In Pakistan almost every government has been faced with this situation but no government has drawn the appropriate lessons. The structure of power which Gen Musharraf envisaged and imposed on the people of this country is today faced with a similar crisis. Perhaps the regime has not learnt from the mistakes committed by the Zulfikar Ali Bhutto government in bulldozing the provincial administrations in the NWFP and Balochistan.
MMA Chairman Maulana Shah Ahmad Noorani has reminded the regime of the consequences if the mistakes are repeated. Since the MMA has 70 seats in the National Assembly and 23 in the Senate, and also enjoys the support of PML(N) and PPP legislators, any federal government action against it would result in further cementing of the opposition’s unity.

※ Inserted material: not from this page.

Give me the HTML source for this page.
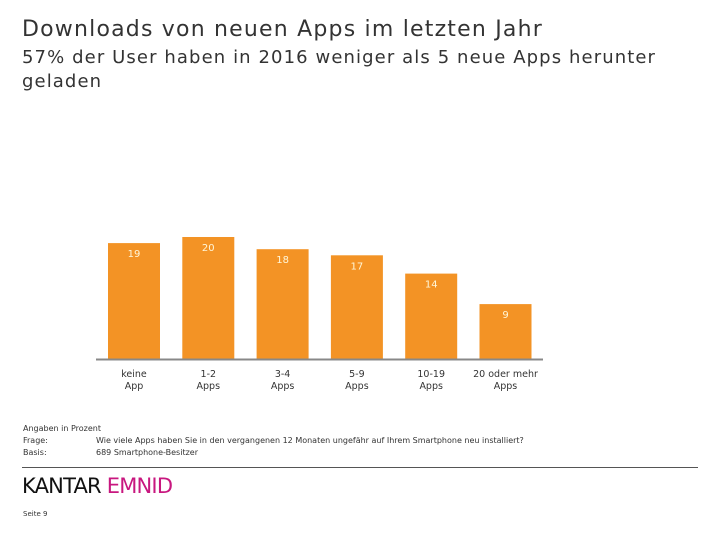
<!DOCTYPE html>
<html><head><meta charset="utf-8"><style>
body{margin:0;width:720px;height:540px;background:#fff;font-family:"DejaVu Sans","Liberation Sans",sans-serif;color:#333;overflow:hidden;position:relative}
.t{position:absolute;white-space:nowrap}
</style></head><body>
<div class="t" style="left:22px;top:17px;font-size:22px;letter-spacing:1.2px;">Downloads von neuen Apps im letzten Jahr</div>
<div class="t" style="left:22px;top:46px;font-size:18px;line-height:24px;letter-spacing:1.1px;">57% der User haben in 2016 weniger als 5 neue Apps herunter<br>geladen</div>
<svg id="c" width="720" height="540" style="position:absolute;left:0;top:0"></svg>
<div class="t" style="left:23px;top:424px;font-size:8px;">Angaben in Prozent</div>
<div class="t" style="left:23px;top:436px;font-size:8px;">Frage:</div>
<div class="t" style="left:96px;top:436px;font-size:8px;">Wie viele Apps haben Sie in den vergangenen 12 Monaten ungefähr auf Ihrem Smartphone neu installiert?</div>
<div class="t" style="left:23px;top:448px;font-size:8px;">Basis:</div>
<div class="t" style="left:96px;top:448px;font-size:8px;">689 Smartphone-Besitzer</div>
<div style="position:absolute;left:22px;top:467px;width:676px;height:1px;background:#555"></div>
<div class="t" style="left:22px;top:474px;font-size:21px;letter-spacing:-0.8px;"><span style="color:#111">KANTAR</span> <span style="color:#c8177f">EMNID</span></div>
<div class="t" style="left:23px;top:510px;font-size:7px;">Seite 9</div>
<script>
const categories=["keine|App","1-2|Apps","3-4|Apps","5-9|Apps","10-19|Apps","20 oder mehr|Apps"];
const values=[19,20,18,17,14,9];
const svg=document.getElementById('c');
const NS='http://www.w3.org/2000/svg';
const base=359, unit=6.1, x0=108, step=74.3, bw=52;
const y=v=>base-v*unit;
const xs=i=>x0+i*step;
values.forEach((v,i)=>{
  const r=document.createElementNS(NS,'rect');
  r.setAttribute('x',xs(i));r.setAttribute('y',y(v));r.setAttribute('width',bw);r.setAttribute('height',base-y(v));r.setAttribute('fill','#f39325');
  
  
  svg.appendChild(r);
  const t=document.createElementNS(NS,'text');
  t.setAttribute('x',xs(i)+bw/2);t.setAttribute('y',y(v)+14);t.setAttribute('text-anchor','middle');t.setAttribute('font-size','10');t.setAttribute('fill','#fff6d8');t.setAttribute('font-family','DejaVu Sans, sans-serif');
  t.textContent=v;
  
  
  svg.appendChild(t);
  categories[i].split('|').forEach((s,j)=>{
    const c=document.createElementNS(NS,'text');
    c.setAttribute('x',xs(i)+bw/2);c.setAttribute('y',377+j*12);c.setAttribute('text-anchor','middle');c.setAttribute('font-size','9.5');c.setAttribute('fill','#333');c.setAttribute('font-family','DejaVu Sans, sans-serif');
    c.textContent=s;
    
    
    svg.appendChild(c);
  });
});
const ax=document.createElementNS(NS,'line');
ax.setAttribute('x1',96);ax.setAttribute('x2',543);ax.setAttribute('y1',base+0.5);ax.setAttribute('y2',base+0.5);ax.setAttribute('stroke','#888');ax.setAttribute('stroke-width','2');


svg.appendChild(ax);
</script>
</body></html>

It is generally accepted that only coalitions built on common objectives which reflect the aspirations of the people prove durable. There is a national consensus on democracy. Even those who promote a dictatorship or become lackeys of a dictator have to pay lip service to democracy. As a result of this broad consensus, political forces — including the religious parties which in the past always sided with the establishment — have shifted their loyalties to the democratic camp. There are, of course, differences in perceptions and clashing interests, and even those who make statements in its favour — like the PPP Parliamentarians and the PML(N) — are not sure whether the MMA has finally decided to adopt the role of a real democratic opposition or is simply playing the monkey with them and using them to pressure the general to come to terms with them.

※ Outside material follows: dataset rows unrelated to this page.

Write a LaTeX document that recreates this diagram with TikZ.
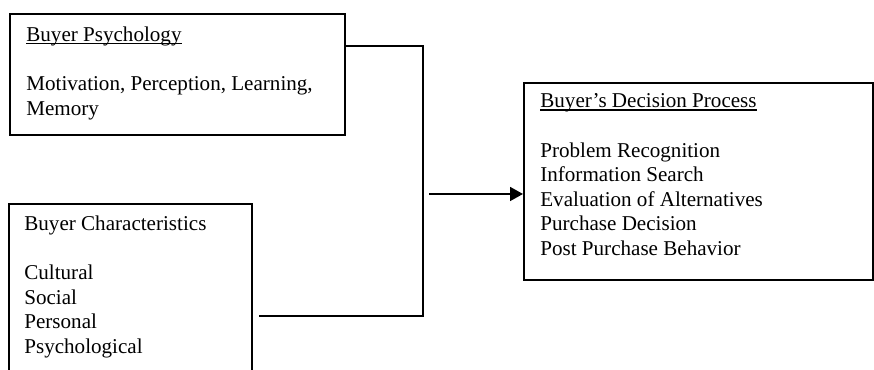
\documentclass[tikz,border=0pt]{standalone}
\usepackage{fontspec}
\setmainfont{Liberation Serif}
\usepackage{tikz}
\usetikzlibrary{arrows.meta, calc, positioning}

% word style underline, close under the baseline
\newcommand{\headline}[1]{\setbox0\hbox{#1}\rlap{\rule[-1.5pt]{\wd0}{0.6pt}}#1}

\begin{document}
\begin{tikzpicture}[
	box/.style={draw, line width=1pt, anchor=north west, inner sep=0pt},
	txt/.style={align=left, inner sep=0pt, font=\fontsize{12}{14}\selectfont},
	wire/.style={line width=1pt}
	]
	\useasboundingbox (0,0) rectangle (17.48,7.4);
	\coordinate (jtop) at (8.46,6.48);
	\coordinate (jbot) at (8.46,1.08);
	\coordinate (cfoot) at (5.18,1.08);
	\coordinate (ain) at (8.58,3.52);

	% buyer psychology
	\node[box, minimum width=6.7cm, minimum height=2.42cm] (psych) at (0.18,7.14) {};
	\node[txt, below right=0.27cm and 0.34cm of psych.north west] (psychtxt)
	{\headline{Buyer Psychology}\\[14pt]Motivation, Perception, Learning,\\Memory};

	% buyer characteristics (runs off the bottom)
	\node[box, minimum width=4.86cm, minimum height=4cm] (chars) at (0.16,3.34) {};
	\node[txt, below right=0.25cm and 0.32cm of chars.north west] (charstxt)
	{Buyer Characteristics\\[14pt]Cultural\\Social\\Personal\\Psychological};

	% decision process
	\node[box, minimum width=6.98cm, minimum height=3.94cm] (decision) at (10.46,5.76) {};
	\node[txt, below right=0.23cm and 0.34cm of decision.north west] (decisiontxt)
	{\headline{Buyer’s Decision Process}\\[14pt]Problem Recognition\\Information Search\\Evaluation of Alternatives\\Purchase Decision\\Post Purchase Behavior};

	% joining lines
	\draw[wire] (psych.east |- jtop) -- (jtop) -- (jbot) -- (cfoot);
	\draw[wire, -{Triangle[length=0.26cm, width=0.28cm]}] (ain) -- (ain -| decision.west);
\end{tikzpicture}
\end{document}
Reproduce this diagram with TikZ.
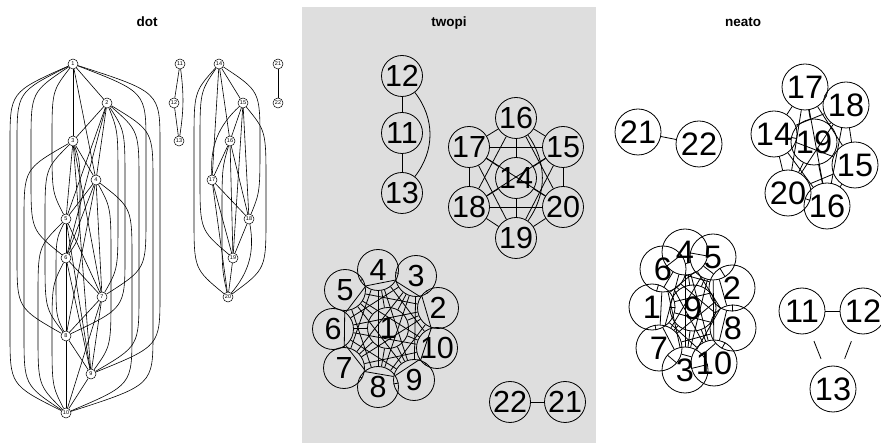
\documentclass[tikz,border=0pt]{standalone}
\usepackage{fontspec}
\setmainfont{Liberation Sans}
\usetikzlibrary{calc}
\definecolor{panelgray}{RGB}{222,222,222}
\pgfdeclarelayer{bg}
\pgfdeclarelayer{edges}
\pgfsetlayers{bg,edges,main}
\begin{document}
\begin{tikzpicture}[x=1pt,y=-1pt,
  dotn/.style={circle,draw,line width=0.5pt,minimum size=10pt,inner sep=0pt,fill=white,font=\fontsize{5.5}{6}\selectfont},
  twon/.style={circle,draw,line width=0.8pt,minimum size=41pt,inner sep=0pt,font=\fontsize{30.5}{30}\selectfont},
  neon/.style={circle,draw,line width=0.8pt,minimum size=46pt,inner sep=0pt,font=\fontsize{32.5}{32}\selectfont},
  dotedge/.style={line width=0.6pt},
  netedge/.style={line width=0.8pt},
  ttl/.style={font=\bfseries\fontsize{13.5}{14}\selectfont,anchor=base}]
\useasboundingbox (0,0) rectangle (881,443);
\begin{pgfonlayer}{bg}
  \fill[panelgray] (302,7) rectangle (596,443);
\end{pgfonlayer}

% titles
\node[ttl] (tdot) at (147,27) {dot};
\node[ttl] (ttwopi) at (449,27) {twopi};
\node[ttl] (tneato) at (743,27) {neato};

% ---------------- dot ----------------
\foreach \n/\x/\y in {1/73/64,2/107/103,3/73/141,4/96/180,5/66/219,6/66/258,7/102/297,8/66/336,9/91/374,10/66/413,
  11/180/64,12/174/103,13/179/141,
  14/219/64,15/243/103,16/230/141,17/212/180,18/249/219,19/233/258,20/228/297,
  21/278/64,22/278/103}
  \node[dotn] (d\n) at (\x,\y) {\n};

\begin{pgfonlayer}{edges}
\foreach \a/\b in {1/2,2/3,3/4,4/5,5/6,6/7,7/8,8/9,9/10,1/3,2/4,3/5,4/6,5/7,6/8,7/9,8/10,
  1/4,2/5,4/7,6/9,7/10,2/6,3/7,4/8,5/9,3/9,
  14/15,15/16,16/17,17/18,18/19,19/20,14/16,16/18,17/19,14/17,15/18,16/19,17/20,15/19,
  11/12,12/13,21/22}
  \draw[dotedge] (d\a) -- (d\b);
\draw[dotedge] (d15) to[bend right=25] (d17);
\draw[dotedge] (d18) to[bend left=25] (d20);
\draw[dotedge] (d11) to[bend left=8] (d13);
\foreach \a/\b/\L in {3/6/80,5/8/56,1/5/52,6/10/52,1/6/31,2/7/118,3/8/45,4/9/111,5/10/38,
  1/7/146,2/8/125,4/10/132,1/8/17,2/9/139,3/10/24,1/9/160,2/10/153,1/10/10,
  14/18/260,16/20/222,14/19/200,15/20/266,14/20/194}
  \draw[dotedge] let \p1=(d\a), \p2=(d\b), \n1={min(80,(\y1-(\y2))/2)} in
    (d\a) .. controls (\L pt,\y1-0.35*\n1) .. (\L pt,\y1-\n1) -- (\L pt,\y2+\n1)
    .. controls (\L pt,\y2+0.35*\n1) .. (d\b);
\end{pgfonlayer}

% ---------------- twopi ----------------
\foreach \n/\x/\y in {1/388/328,2/438/308,3/416/276,4/378/270,5/345/290,6/333/329,7/344/368,8/378/387,9/414/380,10/437/348,
  12/402/76,11/402/133,13/402/193,
  16/516/118,17/469/147,15/563/147,14/516/178,18/469/207,20/563/207,19/516/238,
  22/510/402,21/565/402}
  \node[twon] (t\n) at (\x,\y) {\n};

\begin{pgfonlayer}{edges}
\foreach \i [evaluate=\i as \k using int(\i+1)] in {1,...,9}
  \foreach \j in {\k,...,10}
    \draw[netedge] (t\i) -- (t\j);
\foreach \a/\b in {14/15,14/16,14/17,14/18,14/19,14/20,15/16,15/17,15/18,15/20,16/17,16/18,16/20,17/18,17/19,17/20,18/19,18/20,19/20,15/19}
  \draw[netedge] (t\a) -- (t\b);
\draw[netedge] (t16) to[bend left=35] (t19);
\draw[netedge] (t12) -- (t11);
\draw[netedge] (t11) -- (t13);
\draw[netedge] (t12) to[bend left=38] (t13);
\draw[netedge] (t22) -- (t21);
\end{pgfonlayer}

% ---------------- neato ----------------
\foreach \n/\x/\y in {4/685/252,5/713/257,6/663/269,2/732/288,1/652/307,9/693/308,8/733/328,7/659/348,3/685/370,10/714/363,
  11/802/311,12/863/311,13/833/389,
  17/805/87,18/846/105,14/774/134,19/814/142,15/855/165,20/788/193,16/827/206,
  21/638/132,22/699/144}
  \node[neon] (e\n) at (\x,\y) {\n};

\begin{pgfonlayer}{edges}
\foreach \i [evaluate=\i as \k using int(\i+1)] in {1,...,9}
  \foreach \j in {\k,...,10}
    \draw[netedge] (e\i) -- (e\j);
\foreach \i [evaluate=\i as \k using int(\i+1)] in {14,...,19}
  \foreach \j in {\k,...,20}
    \draw[netedge] (e\i) -- (e\j);
\draw[netedge] (e21) -- (e22);
\draw[netedge] (e11) -- (e12);
\draw[netedge,shorten <=9pt,shorten >=9pt] (e11) -- (e13);
\draw[netedge,shorten <=9pt,shorten >=9pt] (e12) -- (e13);
\end{pgfonlayer}
\end{tikzpicture}
\end{document}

It seems that the dilemma faced by the component parties of the MMA is that they are caught between their old association with the establishment and the pulls of democracy. The Shariat in the past provided them with a perfect camouflage for reaching an understanding with the establishment. But that was possible when the CIA also supported revivalist parties and promoted religious obscurantism. In the changed circumstances, this has become a liability of sorts for the establishment.

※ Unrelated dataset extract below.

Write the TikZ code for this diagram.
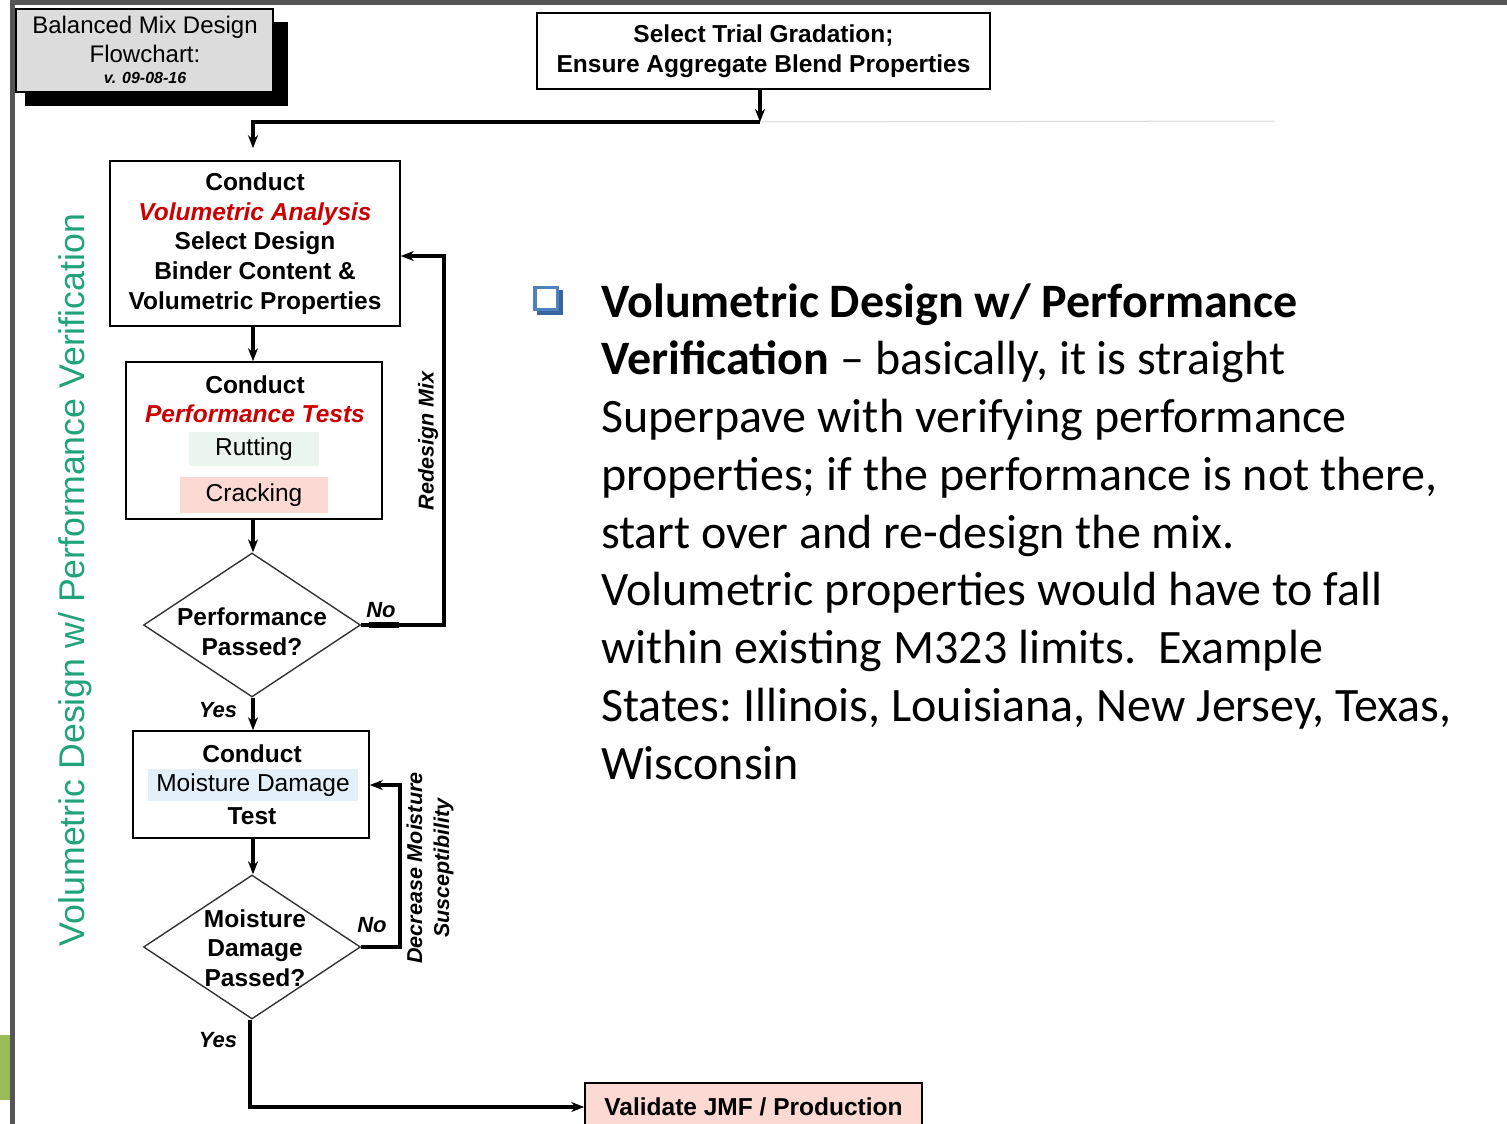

There is a perception also that the MMA raises the political temperature whenever Gen Musharraf is close to dealing with the Americans. Its anti-government and anti-American protests had helped Gen Musharraf portray himself as the sole and indispensable protector of American interests in Pakistan.
But the passing of the Shariat Bill in the NWFP has really embarrassed him, although it is a mere reiteration of constitutional provisions. The regime is now playing some of its last cards. The action in the Punjab Assembly was a message to the PPP and the PML(N). The resignation of district Nazims in the NWFP a day ahead of the Shariat Bill was a warning to the MMA.
It seems that while the MMA has not changed its anti-US rhetoric, it is not prepared to risk losing the military’s patronage. This became evident during the opposition’s protest over the budget presentation. Sources say that prior to that lukewarm and half-hearted protest, some of the MMA leaders had conveyed to other opposition parties in the NA— PPP Parliamentarians and the PML(N)— that the military regime had threatened them with winding up the system if they (MMA) continued with their alleged Talibanization policy and protest over the LFO and other policies.
The MMA leaders have justified their lukewarm stance by emphasizing that confrontation would not be beneficial and they would rather be content with pressuring the government by raising issues in parliament.
The MMA has also not really questioned the military’s right to formulate national security policy. “It is the federal government that takes such policy decisions. We are not part of the federal government. And our provincial governments will have to remain within the Constitution,” the JUI (F) general secretary was quoted as saying in a recent International Crisis Group report on Pakistan.
The MMA has to adopt a far-sighted approach to sustain the democratic dispensation. Its present stance will not serve the cause of the forces opposed to military intervention and supportive of parliament’s soverignty.